I have a letter.
“Frrrom Rrruss-ia,” I say aloud, rolling the r’s and flattening the vowels. It seems the thing to do.
The letter sits on top of the other mail on the seat beside me as I drive home from the Post Office. “Frrrom Rrruss-ia,” I say again as wait for water to boil for tea. I lay the letter on the desktop while I pay the phone bill.
It is a slim envelope bearing five stamps and three cancellation marks, resting, feather-light, in my hands. I admire the precise printing, smile at the numbers formed in penmanship typical of the part of the world from which the letter originated. I tally the cost of postage, and wonder what the conversion is to my own dollars.
I lay the letter on the table while I make supper...
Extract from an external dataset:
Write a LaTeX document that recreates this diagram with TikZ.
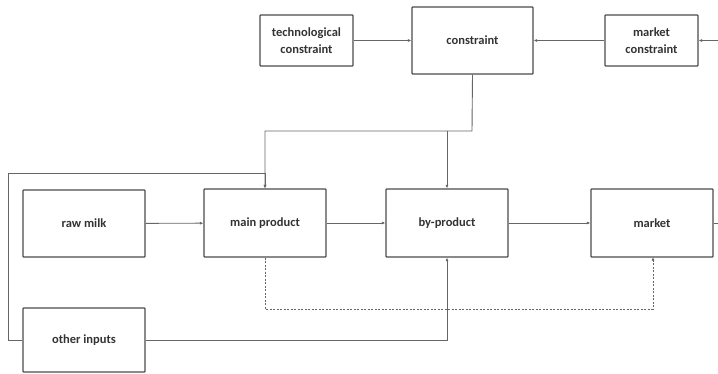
\documentclass[tikz,border=0pt]{standalone}
\usepackage{fontspec}
\setmainfont{Carlito}
\usetikzlibrary{arrows.meta}
\begin{document}
\begin{tikzpicture}[x=1pt,y=-1pt,
  box/.style={draw=black!70,line width=1.2pt,rounded corners=0.8pt,font=\bfseries\fontsize{12.5}{17}\selectfont,text=black!80,align=center,inner sep=0},
  conn/.style={draw=black!60,line width=0.9pt,-{Latex[length=3.5pt,width=3pt]}},
  plain/.style={draw=black!60,line width=0.9pt},
  dconn/.style={draw=black!60,line width=0.9pt,dash pattern=on 2pt off 1.5pt,-{Latex[length=3.5pt,width=3pt]}}]
\useasboundingbox (0,0) rectangle (718,373);
\node[box,minimum width=93pt,minimum height=51pt] (tech) at (306.5,40.5) {technological\\constraint};
\node[box,minimum width=121pt,minimum height=67pt] (con) at (472.5,40.5) {constraint};
\node[box,minimum width=93pt,minimum height=51pt] (mcon) at (651.5,40.5) {market\\constraint};
\node[box,minimum width=122pt,minimum height=67pt] (raw) at (84,223.5) {raw milk};
\node[box,minimum width=122pt,minimum height=68pt] (main) at (265,223) {main product};
\node[box,minimum width=122pt,minimum height=68pt] (by) at (447,223) {by-product};
\node[box,minimum width=122pt,minimum height=68pt] (mkt) at (652,223) {market};
\node[box,minimum width=122pt,minimum height=64pt] (oth) at (84,340) {other inputs};
\coordinate (rin) at (718,40.5);
\coordinate (rout) at (718,223);
\draw[conn] (tech) -- (con);
\draw[conn] (mcon) -- (con);
\draw[conn] (rin) -- (mcon);
\draw[conn] (raw) -- (main);
\draw[conn] (main) -- (by);
\draw[conn] (by) -- (mkt);
\draw[plain] (mkt) -- (rout);
\draw[conn] (con.south) -- (472,131) -| (main.north);
\draw[conn] (447,131) -- (by.north);
\draw[conn] (oth.west) -- (8,340) |- (265,173) -- (main.north);
\draw[conn] (oth.east) -| (by.south);
\draw[dconn] (main.south) -- (265,309) -| (653,257);
\end{tikzpicture}
\end{document}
...and clear the dishes...
...and watch the news.
I lean the letter against the soap dish on the counter while I have my bath...
...and check my email...
...and drink another cup of tea.
Letters have had fascinating journeys. Letters have travelled by truck, by plane, by train. Letters have gone under and over. Letters have gone through. Despite the 8,054 kilometres separating me from its sender, this letter has spent 58 days travelling from half-way around the globe. It has been a long passage, so I let it rest until it is ready to share its secrets.
It is time.
I am careful to slit the envelope neatly along the top edge. Careful, too, withdrawing the letter. I devour the words, then return to the beginning and read through again, more slowly. I smile. I sigh. I return the letter to its envelope and prop it against my tea mug.
I will read the letter again tomorrow, before slipping it into the small, worn trunk in my library - the keeper of the words that have come to me from across the globe. “Frrrom Rrruss-ia,” I will say, then fasten the latch.